UW News

October 8, 2009

Landscape architecture professors write book on community gardens

Many cities across North America have community gardens, but only Seattle and a few others include them in urban planning — and it’s helped them thrive.

A new book, Greening Cities, Growing Communities, offers not only insight about the city’s shared gardening plots but practices that could help develop and sustain community gardens elsewhere.

Published this fall by the University of Washington Press ($40, paperback), Greening Cities was written by Jeffrey Hou, associate professor and new chairman of the landscape architecture department at the UW; Julie M. Johnson, a UW associate professor of landscape architecture; and Laura J. Lawson, an associate professor of landscape architecture at the University of Illinois, Champaign-Urbana.

Johnson and Hou will present a book reading at 7 p.m. next Wednesday, Oct. 14, at University Bookstore.

Greening Cities, Growing Communities explains how Seattle is conducive to community gardens: It has active, well-known neighborhoods, a maritime climate good for plant growth, plenty of people interested in gardening and government support for open space.

Seattle has also had various kinds of community gardens, including victory gardens during World War II, but the latest can be traced to the early 1970s, when the Picardo family let a group of students and families grow food for the Neighbors in Need program. Community gardens were subsequently named P-Patches.


The authors of Greening Cities profile six Seattle community gardens, many of which grew from planners and designers listening to needs of the stakeholders, then proposing plans that left significant room for growth and change. The profiles also show the ways community gardens become not only food producers but sources of recreation, vehicles for social justice and means of knitting people together.

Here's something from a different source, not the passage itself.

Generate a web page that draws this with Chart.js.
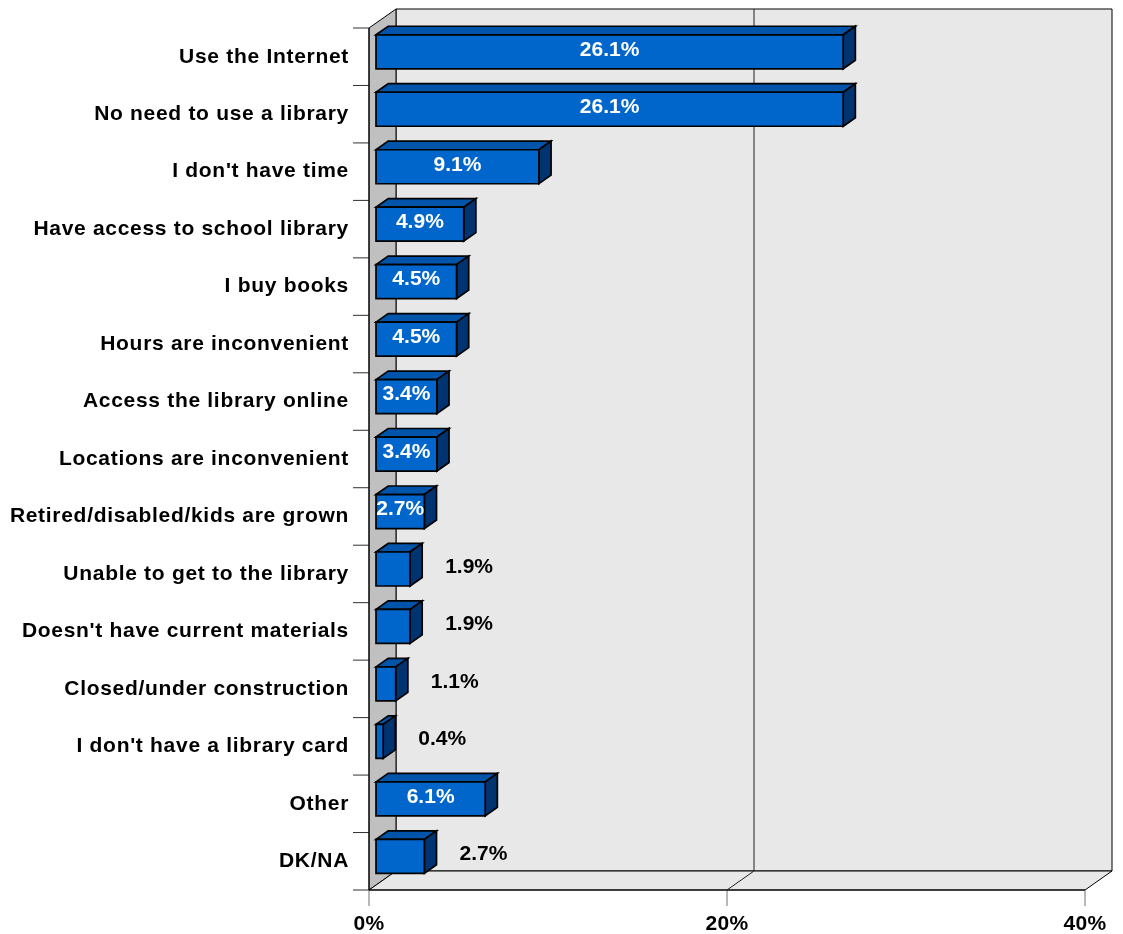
<!DOCTYPE html>
<html>
<head>
<meta charset="utf-8">
<title>Reasons for not using the library</title>
<script src="https://cdn.jsdelivr.net/npm/chart.js@4.4.1/dist/chart.umd.min.js"></script>
<style>
  html, body { margin: 0; padding: 0; background: #ffffff; }
  #wrap { width: 1123px; height: 934px; }
</style>
</head>
<body>
<div id="wrap"><canvas id="chart" width="1123" height="934"></canvas></div>
<script>
// ---- data ----
const categories = [
  'Use the Internet',
  'No need to use a library',
  "I don't have time",
  'Have access to school library',
  'I buy books',
  'Hours are inconvenient',
  'Access the library online',
  'Locations are inconvenient',
  'Retired/disabled/kids are grown',
  'Unable to get to the library',
  "Doesn't have current materials",
  'Closed/under construction',
  "I don't have a library card",
  'Other',
  'DK/NA'
];
const values = [26.1, 26.1, 9.1, 4.9, 4.5, 4.5, 3.4, 3.4, 2.7, 1.9, 1.9, 1.1, 0.4, 6.1, 2.7];
const axisMin = 0;
const axisMax = 40;
const axisStep = 20;
const axisTickLabels = ['0%', '20%', '40%'];

// rows whose value label sits beside the bar rather than on it
const outsideLabelRows = [9, 10, 11, 12, 14];

// ---- 3D look ----
const DEPTH = { x: 27, y: -19 };       // full depth of the wall box
const BAR_FRONT = 0.26;                // bar front face, as a share of the depth
const BAR_DEPTH = 0.45;                // bar thickness in depth
const FONT = 'bold 21px "Liberation Sans", Arial, sans-serif';

function poly(ctx, pts, fill, stroke, lw) {
  ctx.beginPath();
  ctx.moveTo(pts[0][0], pts[0][1]);
  for (let i = 1; i < pts.length; i++) ctx.lineTo(pts[i][0], pts[i][1]);
  ctx.closePath();
  if (fill) { ctx.fillStyle = fill; ctx.fill(); }
  if (stroke) { ctx.strokeStyle = stroke; ctx.lineWidth = lw || 1; ctx.stroke(); }
}

function line(ctx, pts, color, lw) {
  ctx.beginPath();
  ctx.moveTo(pts[0][0], pts[0][1]);
  for (let i = 1; i < pts.length; i++) ctx.lineTo(pts[i][0], pts[i][1]);
  ctx.strokeStyle = color;
  ctx.lineWidth = lw || 1;
  ctx.stroke();
}

function text(ctx, str, x, y, align, color, spacing) {
  ctx.save();
  ctx.font = FONT;
  ctx.fillStyle = color;
  ctx.textAlign = align;
  ctx.textBaseline = 'middle';
  if ('letterSpacing' in ctx) ctx.letterSpacing = spacing + 'px';
  ctx.fillText(str, x, y);
  ctx.restore();
}

const box3d = {
  id: 'box3d',
  beforeDatasetsDraw(chart) {
    const ctx = chart.ctx;
    const { left, right, top, bottom } = chart.chartArea;
    const xs = chart.scales.x, ys = chart.scales.y;
    const dx = DEPTH.x, dy = DEPTH.y;
    ctx.save();
    ctx.lineJoin = 'miter';

    // back wall, side wall and floor
    poly(ctx, [[left + dx, top + dy], [right + dx, top + dy], [right + dx, bottom + dy], [left + dx, bottom + dy]], '#e8e8e8', '#000', 1);
    poly(ctx, [[left, top], [left + dx, top + dy], [left + dx, bottom + dy], [left, bottom]], '#c0c0c0', '#000', 1);
    poly(ctx, [[left, bottom], [right, bottom], [right + dx, bottom + dy], [left + dx, bottom + dy]], '#e8e8e8', '#000', 1);

    // value gridlines across floor and back wall, ticks and tick labels
    let k = 0;
    for (let v = axisMin; v <= axisMax; v += axisStep, k++) {
      const px = xs.getPixelForValue(v);
      if (v > axisMin && v < axisMax) {
        line(ctx, [[px, bottom], [px + dx, bottom + dy], [px + dx, top + dy]], '#202020', 1);
      }
      line(ctx, [[px, bottom], [px, bottom + 16]], '#707070', 1);
      text(ctx, axisTickLabels[k], px, bottom + 34, 'center', '#000', 0.3);
    }
    // floor front edge drawn last so it stays crisp
    line(ctx, [[left, bottom], [right, bottom]], '#000', 1);

    // category ticks and labels
    const step = ys.getPixelForValue(1) - ys.getPixelForValue(0);
    const first = ys.getPixelForValue(0) - step / 2;
    for (let i = 0; i <= categories.length; i++) {
      const py = first + i * step;
      line(ctx, [[left - 16, py], [left, py]], '#303030', 1);
    }
    categories.forEach((c, i) => {
      text(ctx, c, left - 20, ys.getPixelForValue(i), 'right', '#000', 0.7);
    });
    line(ctx, [[left, top], [left, bottom]], '#000', 1);
    ctx.restore();
  },
  afterDatasetsDraw(chart) {
    const ctx = chart.ctx;
    const meta = chart.getDatasetMeta(0);
    const fx = DEPTH.x * BAR_FRONT, fy = DEPTH.y * BAR_FRONT;
    const bx = DEPTH.x * BAR_DEPTH, by = DEPTH.y * BAR_DEPTH;
    ctx.save();
    ctx.lineJoin = 'miter';
    meta.data.forEach((el, i) => {
      const p = el.getProps(['x', 'y', 'base', 'height'], true);
      const L = p.base + fx, R = p.x + fx;
      const T = p.y + fy - p.height / 2, B = p.y + fy + p.height / 2;
      // top face
      poly(ctx, [[L, T], [L + bx, T + by], [R + bx, T + by], [R, T]], '#0055aa', '#000', 1.7);
      // side face
      poly(ctx, [[R, T], [R + bx, T + by], [R + bx, B + by], [R, B]], '#003470', '#000', 1.7);
      // front face
      poly(ctx, [[L, T], [R, T], [R, B], [L, B]], '#0066cc', '#000', 1.7);

      const label = values[i].toFixed(1) + '%';
      const cy = p.y + fy - 2;
      if (outsideLabelRows.includes(i)) {
        text(ctx, label, R + bx + 23, cy, 'left', '#000', 0);
      } else {
        text(ctx, label, (L + R) / 2, cy, 'center', '#ffffff', 0);
      }
    });
    ctx.restore();
  }
};

new Chart(document.getElementById('chart'), {
  type: 'bar',
  data: {
    labels: categories,
    datasets: [{
      data: values,
      backgroundColor: 'rgba(0,0,0,0)',
      borderWidth: 0,
      barThickness: 34
    }]
  },
  options: {
    indexAxis: 'y',
    responsive: false,
    animation: false,
    events: [],
    layout: { padding: { left: 369, right: 38, top: 28, bottom: 44 } },
    plugins: { legend: { display: false }, tooltip: { enabled: false } },
    scales: {
      x: { type: 'linear', min: axisMin, max: axisMax, ticks: { stepSize: axisStep }, display: false },
      y: { type: 'category', offset: true, display: false }
    }
  },
  plugins: [box3d]
});
</script>
</body>
</html>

First up is Interbay P-Patch, which covers one acre at 15th Avenue West and West Armour Street but has been moved twice, the result of city plans for a golf course. Gardeners got more politically savvy with each move, such that by the second time, they secured a city council resolution promising the same size plot, equal or better than the existing garden in terms of topsoil and irrigation and that the city would both help with the move and provide lumber for new raised beds.


Interbay covers one acre at 15th Avenue West and West Armour Street but it’s been moved twice, the result of city plans for a golf course. Gardeners got more politically savvy with each move, such that by the second time, they secured a city council resolution promising the same size plot, equal or better than the existing garden in terms of topsoil and irrigation and that the city would both help with the move and provide lumber for new raised beds.

The authors say that the experience, tough as it was, helped build a gardening community, and those ties are essential to development and maintenance of community gardens.

Geographic stability has been hard for a number of community gardens, so the Seattle Department of Parks and Recreation now permits P-Patches on its land.

The P-Patch Program has also developed new gardens on a range of neighborhood sites as well as food for food banks, education and job training for young people and the homeless. It has also extended services to seniors and new immigrants. P-Patch is now run by the Seattle Department of Neighborhoods.

Thistle P-Patch is an example of a community garden that primarily serves immigrants. Set on three acres in a utility easement at Martin Luther King Jr. Way and Cloverdale Street in the Rainier Valley neighborhood, it’s typical of community gardens in being an odd, underused parcel.

Asians garden many of the Thistle plots, but methods differ according to nationality. Koreans typically create neat, tidy beds whereas Hmong gardeners skip formal order. Planning thus demands clearly defined plots, and it helps to have a site coordinator with multicultural background.

One gardener talks about the importance of being able to grow Japanese vegetables. “That is a huge difference,” the gardener says, “in both taste and how far our household economy goes.”

The Danny Woo Community Garden at 620 South Main St. in the International District also has many Asian gardeners, many of them seniors. They use the garden not only for food growing but as a way to get out of small apartments. Off-season educational workshops have been organized for them and others to share gardening wisdom and learn about sustainable gardening tools such as organic fertilizer.

Danny Woo has also been a site for UW’s Neighborhood Design/Build Studio led by Steve Badanes, a professor of architecture. In a 10-week quarter, students listened to residents needs, then designed and constructed sophisticated bleacher-style seating.

The more sustainable gardens, say the authors, are hybrids. Organized and led largely by private individuals and groups, they nevertheless tap into money and other help from government entities.

But all is not Eden. “Seattle is a good model for community gardens but there are persistent challenges,” Hou said in an interview. As urban areas, the gardens sometimes face theft and vandalism. Some gardens haven’t had definable edges so attract dumping. Sometimes homeless people become garden problems. Fences solve some hassles; Bradner Gardens Parks at 29th Avenue South and South Grant Street uses artful fences to mark garden boundaries, but authors say there aren’t easy answers to any of the challenges.

In the last chapter of the book, however, they offer lists for people who want to make community gardens happen: Gardeners can lobby policy makers; designers and planners can use their expertise to advocate for such gardens but create open frameworks that allow for garden growth; nonprofits can both provide and help find funding necessary to create and sustain gardens.

Greening Cities was written under the auspices of the Landscape Architecture Foundation as part of its support of case-study research.